Chairman of the Economic Management Team, Dr. Mahamudu Bawumia says Ghana’s persistent economic difficulties are largely dependent on the challenges in cleaning up the post-election mess and the management of public finance especially during election years.
He indicated that the country’s public financial management and the fiscal excesses particularly in the run up to the 2012 elections was very damaging to the prospects of managing the economic that is trying to climb up the middle income ladder.
Giving his opening remarks at the maiden Town Hall Meeting on Wednesday as Chairman of the Economic Management Team, he said “the economy in 2012 ended with the fiscal deficit of 12.2% of GDP; however in 2011, 11.7% GDP deficit was recorded, whereas in 2013, GDP growth was at 11.7% and in 2014, 11.9% of a fiscal deficit was recorded before falling to 6.7% in 2015 but rose again to 9.3% in 2016”.
He hinted that Ghana recorded in this period for the first time in history, double digit fiscal deficits in three consecutive years and plunged into a deep fiscal hole; thus “the debt piled up begun, debt service became burdensome on the budgets, inflation soared, and external trade balances worsened and the economy became more and more vulnerable to external shocks”.
“This poor state of public finance, weak implementation and lack of policy credibility resulted in Ghana requesting an IMF bailout in August 2014. Since there was no meat on the bone to fill the deep hole in public finances, government resorted to some tough fiscal measures notably the increase in the tax burden on every conceivable consumer item and production activities,” he remarked.
He added there were cuts to a number of areas of spending, most notably cuts to research allowances for lecturers, nursing training allowances and teacher training allowances.
“By the end of 2016, the fundamentals of the economy were generally weak. Real GDP growth declined from 9.1% in 2008 to 3.4% in 2016. Growth in Agriculture was declining, growth in industry was declining, the public debt which stood at 32% of GDP in 2008 had reached 70.2% of GDP by 2014 and at that point Ghana became classified as a country at high risk of debt distress and we are still trying to get ourselves out of this classification,” he narrated.
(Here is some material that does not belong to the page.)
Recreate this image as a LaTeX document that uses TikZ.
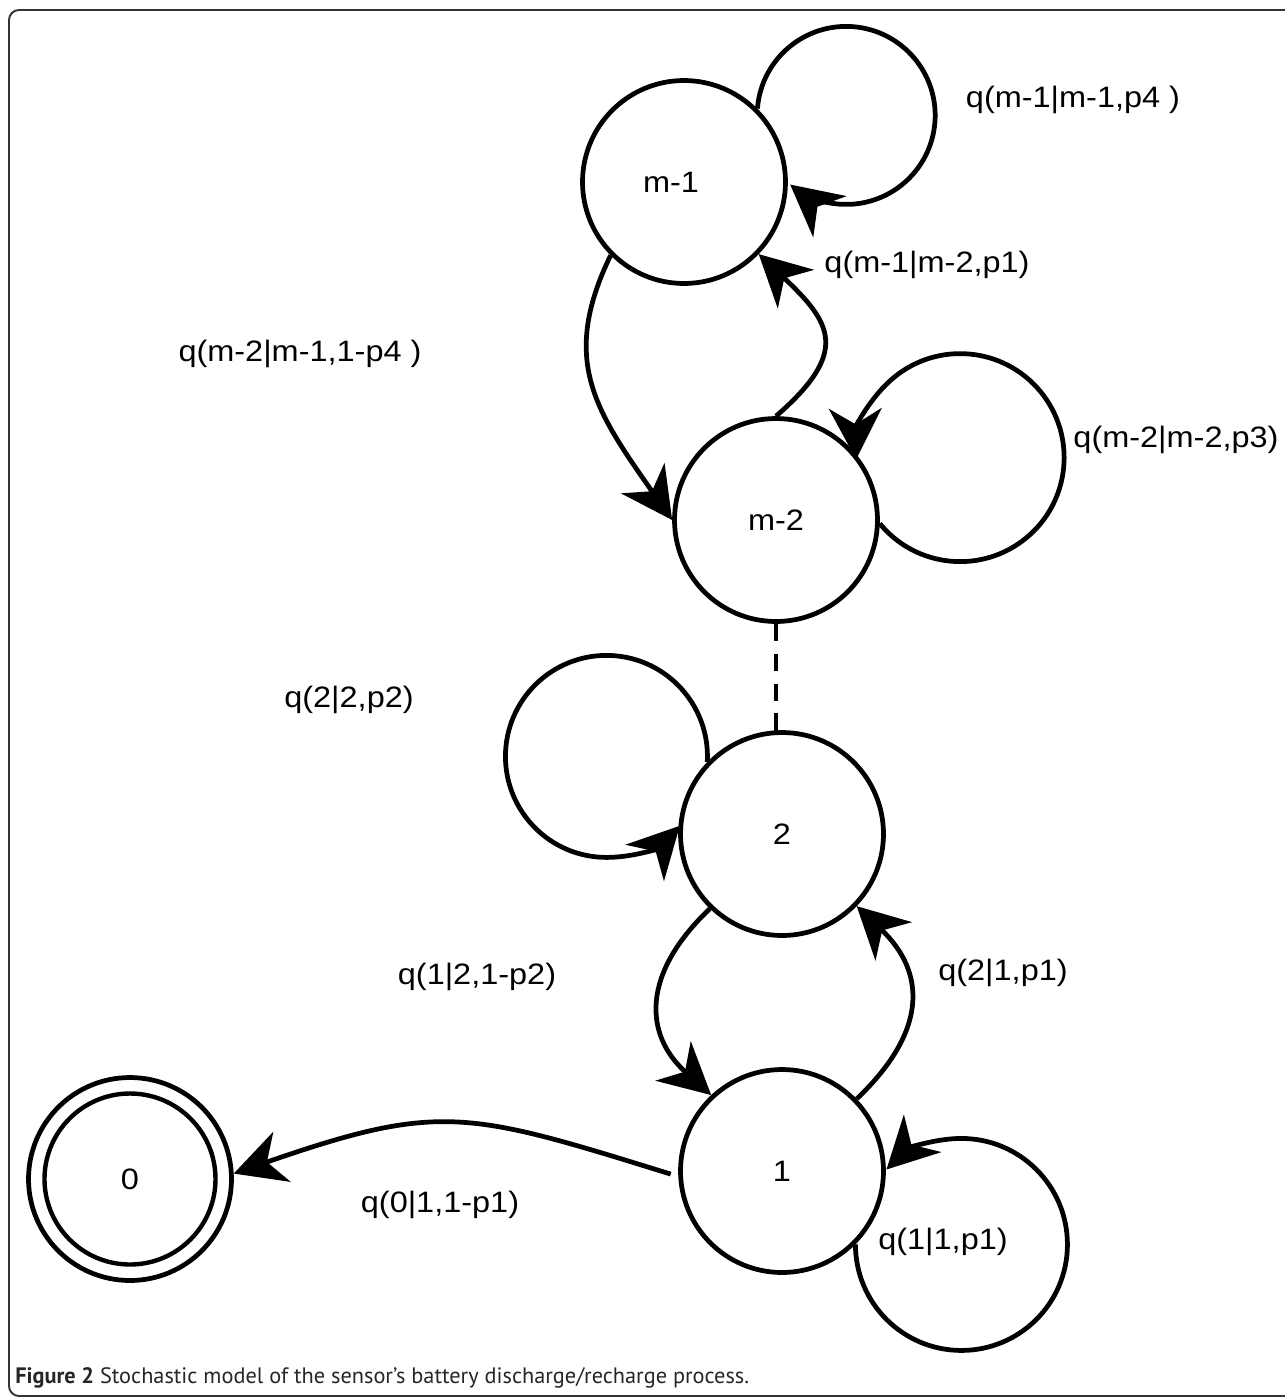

He stressed that the overall performance of the previous government, per the available data on the macro-economic indicators shows distinctly a different performance between 2009 and 2011 period and then 2012 to 2016.
“Interest rates were high and the banking system was weak with rising unemployment; unemployed graduates association became the new enviable club in town...The 2012 to the 2016 period was much worse even though the external environment was favourable”, he hinted.